Small Businesses Seen as Engine for Economic Recovery

WASHINGTON, D.C. (September 27, 2010) – SEMA, the Specialty Equipment Market Association, applauded the signing into law of the “Small Business Jobs and Credit Act” (H.R. 5297), including $12 billion in tax incentives for small businesses and creating a $30 billion resource to activate greater lending to small businesses by community banks.

“For months, our member companies and small businesses across the country have struggled to gain access to capital and credit,” said Chris Kersting, SEMA’s President and CEO.  “In many cases, tougher credit access has nothing to do with the SEMA member’s business and everything to do with the bank’s difficulties in meeting current lending to capital ratio requirements.    Under this new law, funding for loans will be infused into community banks nationwide that are positioned to lend, helping small businesses to become an engine for economic growth and recovery.”

The law includes an extension of the bonus depreciation program, which allows businesses to write-off 50% of the cost of newly purchased depreciable property.   Limited depreciation was permitted in 2008 and 2009.  The law also expands and extends the Section 179 program, allowing companies to write-off up to $500,000 in capital expenditures in tax years 2010 and 2011, double the current limit for 2010.

“While SEMA appreciates the enactment of this legislation, we now urge bank regulators to quickly implement the lending program,” said Kersting.  “It is time to get basic working credit available and help small businesses to become an engine of economic recovery.”

Major Provisions of the “Small Business Jobs and Credit Act”
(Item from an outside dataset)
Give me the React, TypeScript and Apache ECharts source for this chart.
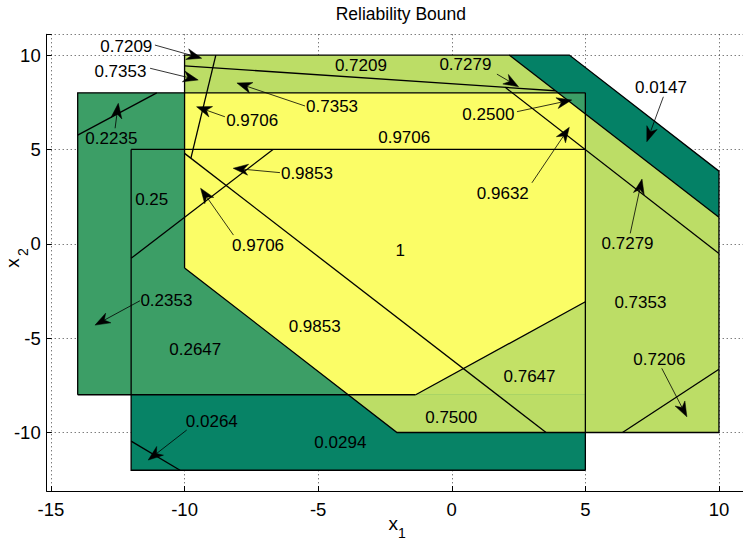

  • Establishes a $30 billion lending program for community banks with under $10 billion in assets.  The Independent Community Bankers of America estimates that the $30 billion program will generate over $300 billion in small business lending.
  • Increases the limits on how much money a company can borrow under the various Small Business Administration (SBA) loan programs.  It also increases the government guarantee on SBA 7(a) loan limits while eliminating borrower fees for 7(a) and 504 loans through 2010.
  • Increases Section 179 expensing, allowing taxpayers to immediately deduct up to $500,000 in capital investments made in 2010 and 2011.  (The expensing limit was most recently $250,000 but is scheduled to revert back to $25,000 in 2012.)  The expensing limit phases-out if the capital investment is beyond $2 million (previously $800,000).
  • Extends bonus depreciation for 2010, allowing business owners to immediately write-off 50% of the cost of new depreciable property (no phase-out limit).
  • Includes $12 billion in tax cuts, including a 100% exclusion of capital gains taxes on small business investments.
  • Allows small businesses to carry back general business tax credits to offset tax burden from the previous five years.  Small businesses will also be able use these credits against the Alternative Minimum Tax (AMT).
  • Increases the tax deduction for start-up expenses to $10,000, double the current level.
  • Allows cell phone costs to be deducted or depreciated like other business property, without onerous recordkeeping requirements.
  • Allows business owners to deduct the cost of health insurance incurred in 2010 for themselves and their family members in the calculation of their 2010 self-employment tax.
  • Increases the penalties for failure to file 1099 information returns.
  • Modifies section 6707A of the tax code to make the penalty for failing to disclose a “reportable transaction” proportionate to the underlying tax savings.  Reportable transactions are investments in tax shelters, including large losses or confidentiality agreements.  The penalty would be set at 75% of the tax benefit received.  The minimum/maximum penalties for corporations would be $10,000/$200,000.